» **WHAT IS BEING ASKED**: Copy exactly the lines from the one containing "Output the Python" through the one containing "plt.rcParams['font.family'] = ['Lato', 'DejaVu", both included, and leave out any pictures.

» **GIVEN ENTRIES**:
**********
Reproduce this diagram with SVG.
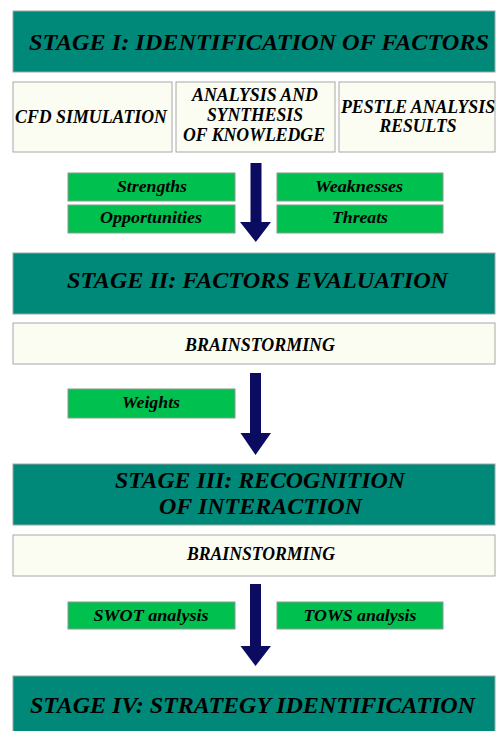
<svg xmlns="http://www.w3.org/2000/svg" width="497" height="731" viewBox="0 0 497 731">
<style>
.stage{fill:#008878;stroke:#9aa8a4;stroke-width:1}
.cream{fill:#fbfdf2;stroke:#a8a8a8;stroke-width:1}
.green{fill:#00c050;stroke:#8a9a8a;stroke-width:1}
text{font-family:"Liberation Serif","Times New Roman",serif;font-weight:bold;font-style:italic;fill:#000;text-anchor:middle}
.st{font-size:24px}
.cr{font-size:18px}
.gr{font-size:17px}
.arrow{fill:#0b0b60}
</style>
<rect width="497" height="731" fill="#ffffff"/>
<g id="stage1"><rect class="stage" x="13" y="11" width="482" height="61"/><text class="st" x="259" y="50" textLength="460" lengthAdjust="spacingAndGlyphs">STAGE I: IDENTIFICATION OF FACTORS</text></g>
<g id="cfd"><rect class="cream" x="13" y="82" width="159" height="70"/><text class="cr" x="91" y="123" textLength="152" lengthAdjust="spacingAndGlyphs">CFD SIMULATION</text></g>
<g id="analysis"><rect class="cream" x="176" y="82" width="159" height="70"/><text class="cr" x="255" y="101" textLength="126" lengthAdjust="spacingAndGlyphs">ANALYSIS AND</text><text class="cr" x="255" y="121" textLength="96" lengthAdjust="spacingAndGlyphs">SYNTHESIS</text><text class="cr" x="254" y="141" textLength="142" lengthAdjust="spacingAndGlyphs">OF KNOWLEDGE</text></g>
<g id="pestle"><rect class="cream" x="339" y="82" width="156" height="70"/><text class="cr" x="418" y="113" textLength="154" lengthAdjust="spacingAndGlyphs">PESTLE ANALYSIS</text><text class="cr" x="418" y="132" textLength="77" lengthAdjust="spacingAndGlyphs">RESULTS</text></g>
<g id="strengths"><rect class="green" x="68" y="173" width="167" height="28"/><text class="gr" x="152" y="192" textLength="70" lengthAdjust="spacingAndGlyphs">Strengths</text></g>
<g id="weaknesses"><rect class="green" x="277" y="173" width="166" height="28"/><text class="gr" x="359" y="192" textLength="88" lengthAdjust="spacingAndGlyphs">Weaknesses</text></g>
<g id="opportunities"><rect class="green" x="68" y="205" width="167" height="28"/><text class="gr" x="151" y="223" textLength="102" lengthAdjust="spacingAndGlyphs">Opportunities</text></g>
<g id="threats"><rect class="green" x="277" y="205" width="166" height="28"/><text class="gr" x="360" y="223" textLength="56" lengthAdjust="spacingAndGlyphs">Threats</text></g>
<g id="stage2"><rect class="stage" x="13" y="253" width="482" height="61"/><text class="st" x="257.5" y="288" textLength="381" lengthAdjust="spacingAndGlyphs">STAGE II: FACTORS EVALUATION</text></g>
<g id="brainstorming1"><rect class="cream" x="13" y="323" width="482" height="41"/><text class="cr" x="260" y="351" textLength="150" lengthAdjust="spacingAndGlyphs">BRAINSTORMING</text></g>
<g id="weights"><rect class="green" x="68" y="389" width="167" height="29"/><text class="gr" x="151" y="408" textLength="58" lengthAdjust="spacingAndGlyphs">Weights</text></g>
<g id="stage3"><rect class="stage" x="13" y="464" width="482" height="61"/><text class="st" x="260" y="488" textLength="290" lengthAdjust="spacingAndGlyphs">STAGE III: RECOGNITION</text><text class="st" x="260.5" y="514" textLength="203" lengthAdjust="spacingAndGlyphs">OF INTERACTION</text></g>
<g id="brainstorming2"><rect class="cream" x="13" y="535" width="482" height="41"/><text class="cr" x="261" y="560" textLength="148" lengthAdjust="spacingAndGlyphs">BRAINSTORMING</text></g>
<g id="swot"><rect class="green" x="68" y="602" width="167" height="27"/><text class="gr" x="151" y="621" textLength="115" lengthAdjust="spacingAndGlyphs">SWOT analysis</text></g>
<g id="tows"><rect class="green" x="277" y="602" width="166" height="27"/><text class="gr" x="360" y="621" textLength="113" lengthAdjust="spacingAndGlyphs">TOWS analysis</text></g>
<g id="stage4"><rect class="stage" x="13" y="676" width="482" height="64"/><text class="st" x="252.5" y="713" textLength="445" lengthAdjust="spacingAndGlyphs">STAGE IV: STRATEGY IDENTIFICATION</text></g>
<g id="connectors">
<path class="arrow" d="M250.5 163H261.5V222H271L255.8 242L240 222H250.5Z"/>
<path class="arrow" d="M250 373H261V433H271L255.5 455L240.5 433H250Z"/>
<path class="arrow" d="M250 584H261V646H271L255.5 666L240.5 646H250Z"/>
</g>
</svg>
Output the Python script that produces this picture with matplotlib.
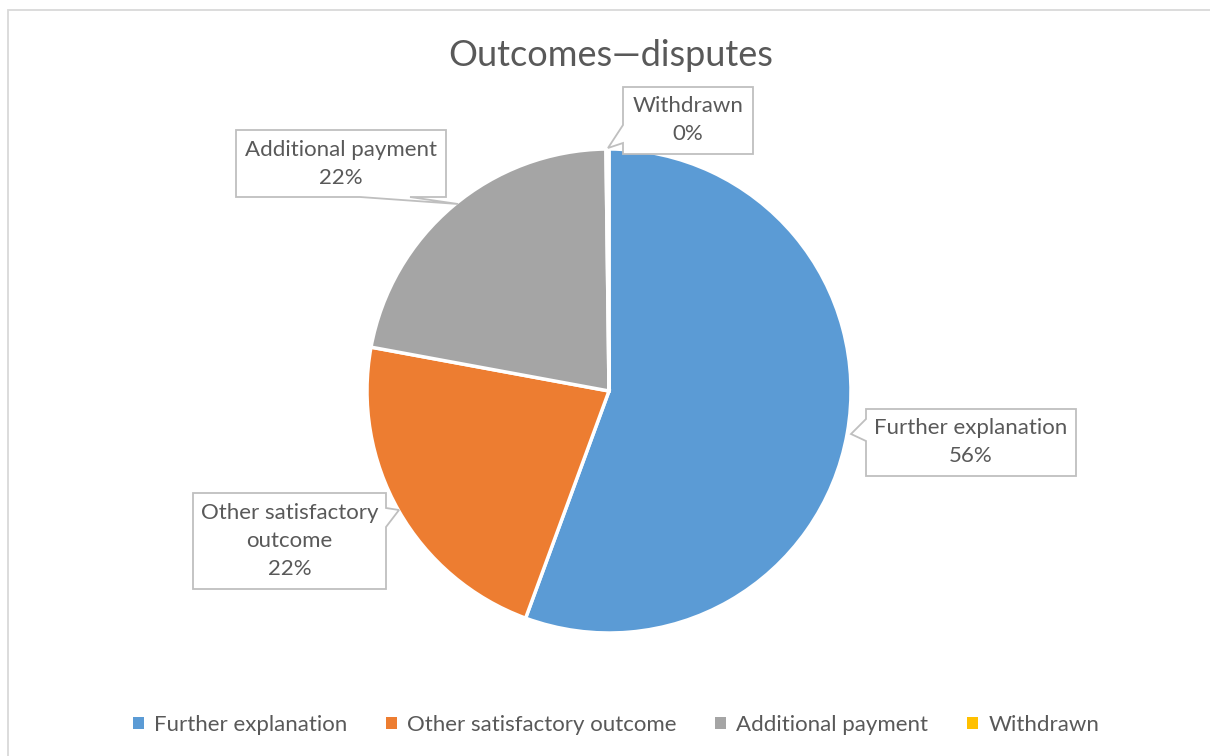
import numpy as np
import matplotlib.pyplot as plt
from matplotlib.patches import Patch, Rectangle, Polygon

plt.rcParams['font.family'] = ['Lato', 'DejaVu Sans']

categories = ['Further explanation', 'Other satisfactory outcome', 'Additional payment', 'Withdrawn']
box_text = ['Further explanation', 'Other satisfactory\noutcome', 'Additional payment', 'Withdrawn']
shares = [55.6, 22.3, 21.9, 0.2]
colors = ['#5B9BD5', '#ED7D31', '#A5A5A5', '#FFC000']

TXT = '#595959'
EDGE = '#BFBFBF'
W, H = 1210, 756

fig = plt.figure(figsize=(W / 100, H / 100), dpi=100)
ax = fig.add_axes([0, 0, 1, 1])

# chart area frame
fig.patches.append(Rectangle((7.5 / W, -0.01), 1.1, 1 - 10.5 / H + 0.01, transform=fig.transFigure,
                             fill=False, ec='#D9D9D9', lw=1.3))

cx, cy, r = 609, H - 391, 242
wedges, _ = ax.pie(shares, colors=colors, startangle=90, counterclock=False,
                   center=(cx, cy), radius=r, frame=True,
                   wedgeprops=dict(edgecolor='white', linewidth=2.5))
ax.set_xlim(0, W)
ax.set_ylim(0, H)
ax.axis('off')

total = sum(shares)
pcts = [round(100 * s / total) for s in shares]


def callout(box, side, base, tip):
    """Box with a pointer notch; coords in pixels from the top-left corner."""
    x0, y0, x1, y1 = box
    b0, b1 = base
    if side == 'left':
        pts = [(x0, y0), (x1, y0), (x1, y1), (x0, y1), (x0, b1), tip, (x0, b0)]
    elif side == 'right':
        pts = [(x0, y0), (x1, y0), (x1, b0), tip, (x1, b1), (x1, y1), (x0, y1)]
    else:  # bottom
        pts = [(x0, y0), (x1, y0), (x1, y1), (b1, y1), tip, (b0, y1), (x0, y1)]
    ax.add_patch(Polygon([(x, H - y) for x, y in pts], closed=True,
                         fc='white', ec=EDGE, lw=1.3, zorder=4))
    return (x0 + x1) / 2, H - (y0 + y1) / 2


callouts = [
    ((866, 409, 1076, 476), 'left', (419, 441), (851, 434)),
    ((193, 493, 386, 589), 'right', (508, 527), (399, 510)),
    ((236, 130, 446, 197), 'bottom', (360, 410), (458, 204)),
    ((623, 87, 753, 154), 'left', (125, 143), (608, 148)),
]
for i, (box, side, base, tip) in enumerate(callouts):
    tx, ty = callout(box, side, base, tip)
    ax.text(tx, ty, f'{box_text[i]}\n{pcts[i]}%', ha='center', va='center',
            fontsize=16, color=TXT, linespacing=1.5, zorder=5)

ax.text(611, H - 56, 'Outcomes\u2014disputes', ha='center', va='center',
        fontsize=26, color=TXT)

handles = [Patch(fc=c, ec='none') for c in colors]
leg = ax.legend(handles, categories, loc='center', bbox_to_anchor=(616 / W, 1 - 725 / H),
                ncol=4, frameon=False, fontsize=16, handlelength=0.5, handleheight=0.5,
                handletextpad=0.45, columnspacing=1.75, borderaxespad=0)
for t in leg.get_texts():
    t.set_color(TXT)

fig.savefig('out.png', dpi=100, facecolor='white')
**********
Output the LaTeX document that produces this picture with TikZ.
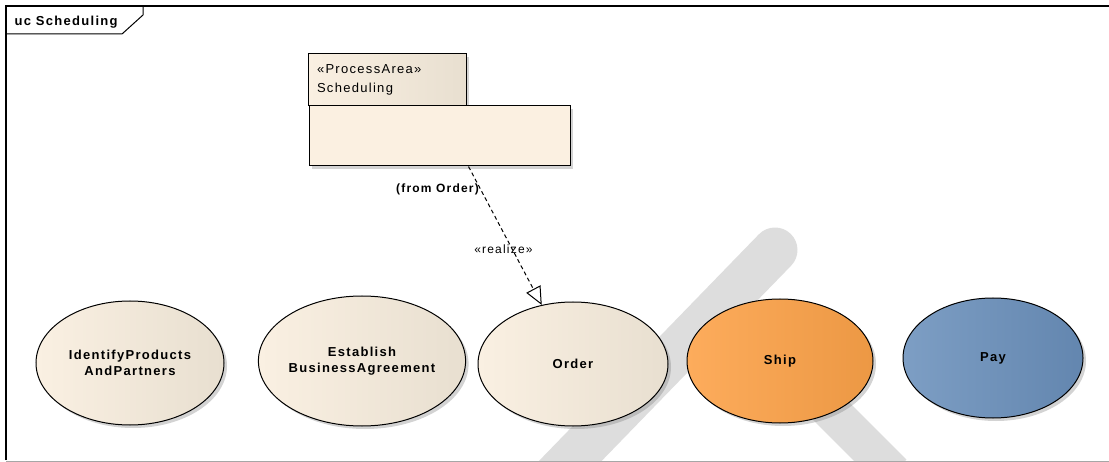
**********
» **FINAL ANSWER**:
Output the Python script that produces this picture with matplotlib.
import numpy as np
import matplotlib.pyplot as plt
from matplotlib.patches import Patch, Rectangle, Polygon

plt.rcParams['font.family'] = ['Lato', 'DejaVu Sans']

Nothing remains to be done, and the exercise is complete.